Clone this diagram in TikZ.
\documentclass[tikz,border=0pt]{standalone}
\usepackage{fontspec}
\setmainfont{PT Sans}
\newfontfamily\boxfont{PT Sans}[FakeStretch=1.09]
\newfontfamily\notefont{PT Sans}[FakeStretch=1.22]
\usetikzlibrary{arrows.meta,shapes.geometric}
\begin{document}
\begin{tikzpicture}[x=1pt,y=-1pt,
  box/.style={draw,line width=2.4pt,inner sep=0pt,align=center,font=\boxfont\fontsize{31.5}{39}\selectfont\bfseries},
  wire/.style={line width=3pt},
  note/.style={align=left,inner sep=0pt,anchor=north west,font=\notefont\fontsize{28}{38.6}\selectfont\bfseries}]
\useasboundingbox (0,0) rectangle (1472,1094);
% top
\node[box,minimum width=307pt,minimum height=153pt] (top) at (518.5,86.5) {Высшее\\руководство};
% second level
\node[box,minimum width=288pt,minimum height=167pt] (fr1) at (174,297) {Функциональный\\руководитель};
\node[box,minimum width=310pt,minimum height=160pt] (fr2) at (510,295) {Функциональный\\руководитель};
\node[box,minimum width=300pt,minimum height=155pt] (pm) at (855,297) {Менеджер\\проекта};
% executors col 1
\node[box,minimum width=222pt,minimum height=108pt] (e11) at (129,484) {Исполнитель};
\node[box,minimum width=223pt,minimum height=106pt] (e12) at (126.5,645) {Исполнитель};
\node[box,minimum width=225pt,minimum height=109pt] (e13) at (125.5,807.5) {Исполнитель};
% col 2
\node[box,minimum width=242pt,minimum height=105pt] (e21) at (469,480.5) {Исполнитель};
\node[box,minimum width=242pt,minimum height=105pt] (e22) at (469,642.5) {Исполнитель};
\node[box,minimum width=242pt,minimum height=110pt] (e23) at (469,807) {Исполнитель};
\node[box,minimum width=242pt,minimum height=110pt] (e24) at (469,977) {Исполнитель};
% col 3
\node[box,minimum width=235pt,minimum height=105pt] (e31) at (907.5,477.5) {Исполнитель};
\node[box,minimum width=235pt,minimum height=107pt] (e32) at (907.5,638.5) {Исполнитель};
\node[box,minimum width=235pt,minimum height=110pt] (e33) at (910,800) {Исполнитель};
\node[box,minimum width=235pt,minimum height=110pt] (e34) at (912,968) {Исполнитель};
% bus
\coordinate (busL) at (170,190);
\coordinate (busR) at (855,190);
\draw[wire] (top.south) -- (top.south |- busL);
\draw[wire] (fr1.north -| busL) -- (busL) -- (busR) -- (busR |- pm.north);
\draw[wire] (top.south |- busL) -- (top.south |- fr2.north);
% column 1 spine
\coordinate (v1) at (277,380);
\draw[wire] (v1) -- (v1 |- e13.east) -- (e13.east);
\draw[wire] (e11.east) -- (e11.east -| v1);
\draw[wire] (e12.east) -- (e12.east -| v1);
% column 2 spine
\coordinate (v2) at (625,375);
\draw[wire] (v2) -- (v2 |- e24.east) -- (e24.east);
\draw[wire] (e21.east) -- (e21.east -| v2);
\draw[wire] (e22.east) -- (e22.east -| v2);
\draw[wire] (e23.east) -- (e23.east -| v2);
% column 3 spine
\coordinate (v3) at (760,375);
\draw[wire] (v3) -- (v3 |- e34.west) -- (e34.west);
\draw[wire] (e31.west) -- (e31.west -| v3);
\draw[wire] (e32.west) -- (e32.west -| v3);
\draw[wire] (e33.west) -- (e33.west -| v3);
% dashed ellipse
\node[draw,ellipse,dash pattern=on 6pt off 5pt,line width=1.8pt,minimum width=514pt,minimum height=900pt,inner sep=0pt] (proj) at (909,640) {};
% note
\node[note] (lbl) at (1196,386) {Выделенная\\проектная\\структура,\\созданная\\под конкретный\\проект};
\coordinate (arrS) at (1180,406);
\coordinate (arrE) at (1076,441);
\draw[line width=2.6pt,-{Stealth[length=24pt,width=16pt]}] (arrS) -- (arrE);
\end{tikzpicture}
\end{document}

◆ ◆ ◆ ◆ ◆ ◆ ◆

### TASK DESCRIPTION
Output all of the data again. Match it exactly.

### COMPLETE ANSWER
Clone this diagram in TikZ.
\documentclass[tikz,border=0pt]{standalone}
\usepackage{fontspec}
\setmainfont{PT Sans}
\newfontfamily\boxfont{PT Sans}[FakeStretch=1.09]
\newfontfamily\notefont{PT Sans}[FakeStretch=1.22]
\usetikzlibrary{arrows.meta,shapes.geometric}
\begin{document}
\begin{tikzpicture}[x=1pt,y=-1pt,
  box/.style={draw,line width=2.4pt,inner sep=0pt,align=center,font=\boxfont\fontsize{31.5}{39}\selectfont\bfseries},
  wire/.style={line width=3pt},
  note/.style={align=left,inner sep=0pt,anchor=north west,font=\notefont\fontsize{28}{38.6}\selectfont\bfseries}]
\useasboundingbox (0,0) rectangle (1472,1094);
% top
\node[box,minimum width=307pt,minimum height=153pt] (top) at (518.5,86.5) {Высшее\\руководство};
% second level
\node[box,minimum width=288pt,minimum height=167pt] (fr1) at (174,297) {Функциональный\\руководитель};
\node[box,minimum width=310pt,minimum height=160pt] (fr2) at (510,295) {Функциональный\\руководитель};
\node[box,minimum width=300pt,minimum height=155pt] (pm) at (855,297) {Менеджер\\проекта};
% executors col 1
\node[box,minimum width=222pt,minimum height=108pt] (e11) at (129,484) {Исполнитель};
\node[box,minimum width=223pt,minimum height=106pt] (e12) at (126.5,645) {Исполнитель};
\node[box,minimum width=225pt,minimum height=109pt] (e13) at (125.5,807.5) {Исполнитель};
% col 2
\node[box,minimum width=242pt,minimum height=105pt] (e21) at (469,480.5) {Исполнитель};
\node[box,minimum width=242pt,minimum height=105pt] (e22) at (469,642.5) {Исполнитель};
\node[box,minimum width=242pt,minimum height=110pt] (e23) at (469,807) {Исполнитель};
\node[box,minimum width=242pt,minimum height=110pt] (e24) at (469,977) {Исполнитель};
% col 3
\node[box,minimum width=235pt,minimum height=105pt] (e31) at (907.5,477.5) {Исполнитель};
\node[box,minimum width=235pt,minimum height=107pt] (e32) at (907.5,638.5) {Исполнитель};
\node[box,minimum width=235pt,minimum height=110pt] (e33) at (910,800) {Исполнитель};
\node[box,minimum width=235pt,minimum height=110pt] (e34) at (912,968) {Исполнитель};
% bus
\coordinate (busL) at (170,190);
\coordinate (busR) at (855,190);
\draw[wire] (top.south) -- (top.south |- busL);
\draw[wire] (fr1.north -| busL) -- (busL) -- (busR) -- (busR |- pm.north);
\draw[wire] (top.south |- busL) -- (top.south |- fr2.north);
% column 1 spine
\coordinate (v1) at (277,380);
\draw[wire] (v1) -- (v1 |- e13.east) -- (e13.east);
\draw[wire] (e11.east) -- (e11.east -| v1);
\draw[wire] (e12.east) -- (e12.east -| v1);
% column 2 spine
\coordinate (v2) at (625,375);
\draw[wire] (v2) -- (v2 |- e24.east) -- (e24.east);
\draw[wire] (e21.east) -- (e21.east -| v2);
\draw[wire] (e22.east) -- (e22.east -| v2);
\draw[wire] (e23.east) -- (e23.east -| v2);
% column 3 spine
\coordinate (v3) at (760,375);
\draw[wire] (v3) -- (v3 |- e34.west) -- (e34.west);
\draw[wire] (e31.west) -- (e31.west -| v3);
\draw[wire] (e32.west) -- (e32.west -| v3);
\draw[wire] (e33.west) -- (e33.west -| v3);
% dashed ellipse
\node[draw,ellipse,dash pattern=on 6pt off 5pt,line width=1.8pt,minimum width=514pt,minimum height=900pt,inner sep=0pt] (proj) at (909,640) {};
% note
\node[note] (lbl) at (1196,386) {Выделенная\\проектная\\структура,\\созданная\\под конкретный\\проект};
\coordinate (arrS) at (1180,406);
\coordinate (arrE) at (1076,441);
\draw[line width=2.6pt,-{Stealth[length=24pt,width=16pt]}] (arrS) -- (arrE);
\end{tikzpicture}
\end{document}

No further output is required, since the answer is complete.